[Source code of charts]
====

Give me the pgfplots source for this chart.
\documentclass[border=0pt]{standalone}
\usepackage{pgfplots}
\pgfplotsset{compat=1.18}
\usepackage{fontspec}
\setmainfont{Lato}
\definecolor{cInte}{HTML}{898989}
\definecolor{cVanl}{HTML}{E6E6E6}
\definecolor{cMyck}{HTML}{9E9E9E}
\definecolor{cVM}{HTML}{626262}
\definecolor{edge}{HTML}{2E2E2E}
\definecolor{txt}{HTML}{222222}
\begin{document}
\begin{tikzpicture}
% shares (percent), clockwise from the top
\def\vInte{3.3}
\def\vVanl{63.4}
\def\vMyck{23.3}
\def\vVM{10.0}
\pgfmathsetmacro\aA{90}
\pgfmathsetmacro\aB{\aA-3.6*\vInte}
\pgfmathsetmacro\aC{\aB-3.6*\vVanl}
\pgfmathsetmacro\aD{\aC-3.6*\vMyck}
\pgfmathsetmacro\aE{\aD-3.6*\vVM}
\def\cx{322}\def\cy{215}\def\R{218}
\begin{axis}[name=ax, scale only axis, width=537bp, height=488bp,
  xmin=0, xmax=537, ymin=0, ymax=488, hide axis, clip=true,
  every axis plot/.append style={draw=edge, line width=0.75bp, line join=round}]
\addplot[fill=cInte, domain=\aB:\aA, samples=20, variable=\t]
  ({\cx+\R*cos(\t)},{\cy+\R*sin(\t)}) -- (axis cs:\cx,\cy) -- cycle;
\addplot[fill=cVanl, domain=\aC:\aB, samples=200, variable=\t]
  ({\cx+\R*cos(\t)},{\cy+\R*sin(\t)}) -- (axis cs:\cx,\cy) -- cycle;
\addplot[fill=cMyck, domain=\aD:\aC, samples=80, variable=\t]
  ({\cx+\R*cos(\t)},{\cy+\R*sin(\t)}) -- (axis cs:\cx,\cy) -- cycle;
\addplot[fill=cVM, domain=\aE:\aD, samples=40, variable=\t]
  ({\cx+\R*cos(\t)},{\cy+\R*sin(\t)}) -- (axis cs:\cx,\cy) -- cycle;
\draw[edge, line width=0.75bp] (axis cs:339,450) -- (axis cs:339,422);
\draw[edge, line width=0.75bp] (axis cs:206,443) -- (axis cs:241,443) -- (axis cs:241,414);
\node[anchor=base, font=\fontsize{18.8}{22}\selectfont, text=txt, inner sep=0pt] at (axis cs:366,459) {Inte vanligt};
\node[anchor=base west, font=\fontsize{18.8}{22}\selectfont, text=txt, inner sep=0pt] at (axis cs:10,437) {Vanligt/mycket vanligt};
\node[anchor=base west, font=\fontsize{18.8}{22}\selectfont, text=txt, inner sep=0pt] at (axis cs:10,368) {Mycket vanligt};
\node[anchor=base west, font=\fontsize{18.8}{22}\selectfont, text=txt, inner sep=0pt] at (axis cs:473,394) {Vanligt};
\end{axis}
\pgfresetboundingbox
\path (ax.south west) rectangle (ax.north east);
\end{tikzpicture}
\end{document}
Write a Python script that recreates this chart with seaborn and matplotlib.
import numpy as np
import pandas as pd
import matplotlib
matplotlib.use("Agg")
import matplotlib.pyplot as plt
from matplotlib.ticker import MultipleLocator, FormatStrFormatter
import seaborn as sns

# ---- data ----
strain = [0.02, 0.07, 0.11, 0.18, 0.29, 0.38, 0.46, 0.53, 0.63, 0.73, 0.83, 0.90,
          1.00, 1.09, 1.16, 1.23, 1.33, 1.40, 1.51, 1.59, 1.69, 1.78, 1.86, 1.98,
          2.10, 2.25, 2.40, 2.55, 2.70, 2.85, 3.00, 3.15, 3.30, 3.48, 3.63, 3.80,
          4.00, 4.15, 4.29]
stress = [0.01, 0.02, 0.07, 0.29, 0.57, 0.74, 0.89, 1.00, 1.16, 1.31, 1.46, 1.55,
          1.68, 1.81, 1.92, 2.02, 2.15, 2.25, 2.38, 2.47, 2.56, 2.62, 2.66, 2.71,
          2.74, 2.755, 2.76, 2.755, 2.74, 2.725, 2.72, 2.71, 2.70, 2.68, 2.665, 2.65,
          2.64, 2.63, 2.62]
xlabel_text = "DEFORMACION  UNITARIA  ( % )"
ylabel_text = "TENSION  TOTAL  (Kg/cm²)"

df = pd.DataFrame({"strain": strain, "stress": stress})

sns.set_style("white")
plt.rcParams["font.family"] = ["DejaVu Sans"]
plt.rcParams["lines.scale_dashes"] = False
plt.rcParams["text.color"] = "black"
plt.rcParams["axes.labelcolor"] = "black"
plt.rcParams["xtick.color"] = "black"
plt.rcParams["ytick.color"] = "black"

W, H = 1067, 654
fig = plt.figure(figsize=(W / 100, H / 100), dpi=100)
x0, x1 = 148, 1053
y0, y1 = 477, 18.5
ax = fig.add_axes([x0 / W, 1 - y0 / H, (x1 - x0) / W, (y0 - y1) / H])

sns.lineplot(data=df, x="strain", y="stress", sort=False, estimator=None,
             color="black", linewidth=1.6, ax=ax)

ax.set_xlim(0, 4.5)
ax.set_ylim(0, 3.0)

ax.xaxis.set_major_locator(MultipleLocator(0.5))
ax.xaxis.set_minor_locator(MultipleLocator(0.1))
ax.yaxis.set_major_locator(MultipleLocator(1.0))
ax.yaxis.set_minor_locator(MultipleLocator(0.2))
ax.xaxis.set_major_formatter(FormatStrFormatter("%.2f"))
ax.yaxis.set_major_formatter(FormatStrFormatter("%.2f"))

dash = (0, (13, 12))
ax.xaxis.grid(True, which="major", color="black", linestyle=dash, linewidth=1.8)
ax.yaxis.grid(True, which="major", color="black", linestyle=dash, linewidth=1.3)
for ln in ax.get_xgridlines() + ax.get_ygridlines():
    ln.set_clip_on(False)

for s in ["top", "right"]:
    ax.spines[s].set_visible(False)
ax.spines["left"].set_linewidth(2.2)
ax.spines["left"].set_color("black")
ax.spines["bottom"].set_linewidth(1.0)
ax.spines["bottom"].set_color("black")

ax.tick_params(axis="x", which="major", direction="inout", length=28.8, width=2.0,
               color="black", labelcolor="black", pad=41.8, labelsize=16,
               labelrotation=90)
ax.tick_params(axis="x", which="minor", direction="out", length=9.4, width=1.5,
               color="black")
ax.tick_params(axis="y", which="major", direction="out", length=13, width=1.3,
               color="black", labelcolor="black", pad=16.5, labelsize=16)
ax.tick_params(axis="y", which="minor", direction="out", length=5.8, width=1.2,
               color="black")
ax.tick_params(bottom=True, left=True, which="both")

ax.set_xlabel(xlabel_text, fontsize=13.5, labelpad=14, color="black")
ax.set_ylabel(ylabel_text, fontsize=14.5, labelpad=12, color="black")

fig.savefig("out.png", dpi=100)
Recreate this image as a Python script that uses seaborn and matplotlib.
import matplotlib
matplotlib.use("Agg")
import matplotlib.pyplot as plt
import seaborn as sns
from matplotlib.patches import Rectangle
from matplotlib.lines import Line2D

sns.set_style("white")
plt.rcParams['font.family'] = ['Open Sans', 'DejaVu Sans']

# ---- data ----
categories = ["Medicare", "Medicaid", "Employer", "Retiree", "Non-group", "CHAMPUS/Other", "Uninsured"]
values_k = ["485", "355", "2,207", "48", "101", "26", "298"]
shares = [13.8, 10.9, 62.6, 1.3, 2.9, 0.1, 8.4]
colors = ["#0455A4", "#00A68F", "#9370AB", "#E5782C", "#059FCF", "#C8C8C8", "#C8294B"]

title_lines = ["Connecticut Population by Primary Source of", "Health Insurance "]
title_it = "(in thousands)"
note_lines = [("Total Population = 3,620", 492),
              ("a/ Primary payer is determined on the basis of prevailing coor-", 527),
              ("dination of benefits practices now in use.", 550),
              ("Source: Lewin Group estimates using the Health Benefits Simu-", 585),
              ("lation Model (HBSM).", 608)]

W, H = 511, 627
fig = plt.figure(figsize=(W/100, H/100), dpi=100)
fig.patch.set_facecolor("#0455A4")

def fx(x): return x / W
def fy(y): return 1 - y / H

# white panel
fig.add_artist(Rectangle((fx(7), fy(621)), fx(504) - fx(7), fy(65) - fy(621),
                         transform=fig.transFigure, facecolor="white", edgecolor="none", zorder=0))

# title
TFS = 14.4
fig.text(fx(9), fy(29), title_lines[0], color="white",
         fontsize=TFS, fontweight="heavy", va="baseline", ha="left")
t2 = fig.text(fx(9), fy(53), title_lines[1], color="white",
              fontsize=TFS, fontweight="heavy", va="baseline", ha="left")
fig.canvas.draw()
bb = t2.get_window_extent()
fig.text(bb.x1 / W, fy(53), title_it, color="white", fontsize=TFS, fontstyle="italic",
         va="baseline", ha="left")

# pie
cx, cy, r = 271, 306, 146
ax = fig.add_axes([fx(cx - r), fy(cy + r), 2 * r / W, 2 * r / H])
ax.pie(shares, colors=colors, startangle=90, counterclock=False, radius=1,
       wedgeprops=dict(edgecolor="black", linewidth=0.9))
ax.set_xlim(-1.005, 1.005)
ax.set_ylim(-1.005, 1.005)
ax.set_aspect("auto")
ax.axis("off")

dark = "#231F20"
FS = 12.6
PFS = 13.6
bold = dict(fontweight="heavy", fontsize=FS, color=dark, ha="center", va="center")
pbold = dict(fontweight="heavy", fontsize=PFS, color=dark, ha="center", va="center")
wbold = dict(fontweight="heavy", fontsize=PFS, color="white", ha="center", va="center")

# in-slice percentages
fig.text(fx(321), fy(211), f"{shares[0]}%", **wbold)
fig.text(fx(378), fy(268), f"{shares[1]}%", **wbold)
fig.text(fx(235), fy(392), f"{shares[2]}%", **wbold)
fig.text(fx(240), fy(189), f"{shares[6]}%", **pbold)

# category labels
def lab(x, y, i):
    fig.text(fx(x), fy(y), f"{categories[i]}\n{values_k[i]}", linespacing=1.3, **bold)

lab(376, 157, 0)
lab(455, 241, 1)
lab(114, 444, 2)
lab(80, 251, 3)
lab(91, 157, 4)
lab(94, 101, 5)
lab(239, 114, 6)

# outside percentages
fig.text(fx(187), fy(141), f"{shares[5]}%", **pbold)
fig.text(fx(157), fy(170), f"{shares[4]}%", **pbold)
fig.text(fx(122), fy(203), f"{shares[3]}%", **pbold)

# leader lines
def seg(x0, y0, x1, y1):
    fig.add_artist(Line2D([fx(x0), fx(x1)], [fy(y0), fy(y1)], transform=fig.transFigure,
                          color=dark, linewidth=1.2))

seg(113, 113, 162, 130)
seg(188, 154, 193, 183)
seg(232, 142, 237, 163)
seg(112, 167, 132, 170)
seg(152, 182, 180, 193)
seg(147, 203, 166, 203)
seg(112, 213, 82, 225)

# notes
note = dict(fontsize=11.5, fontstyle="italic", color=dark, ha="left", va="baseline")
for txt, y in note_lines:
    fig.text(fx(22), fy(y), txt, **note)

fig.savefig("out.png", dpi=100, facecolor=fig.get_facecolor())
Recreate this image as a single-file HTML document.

====

- Task requirements:
Check each line of the entries for the string "HTML". Copy the lines that have it.

- Answer for the task:
\definecolor{cInte}{HTML}{898989}
\definecolor{cVanl}{HTML}{E6E6E6}
\definecolor{cMyck}{HTML}{9E9E9E}
\definecolor{cVM}{HTML}{626262}
\definecolor{edge}{HTML}{2E2E2E}
\definecolor{txt}{HTML}{222222}
Recreate this image as a single-file HTML document.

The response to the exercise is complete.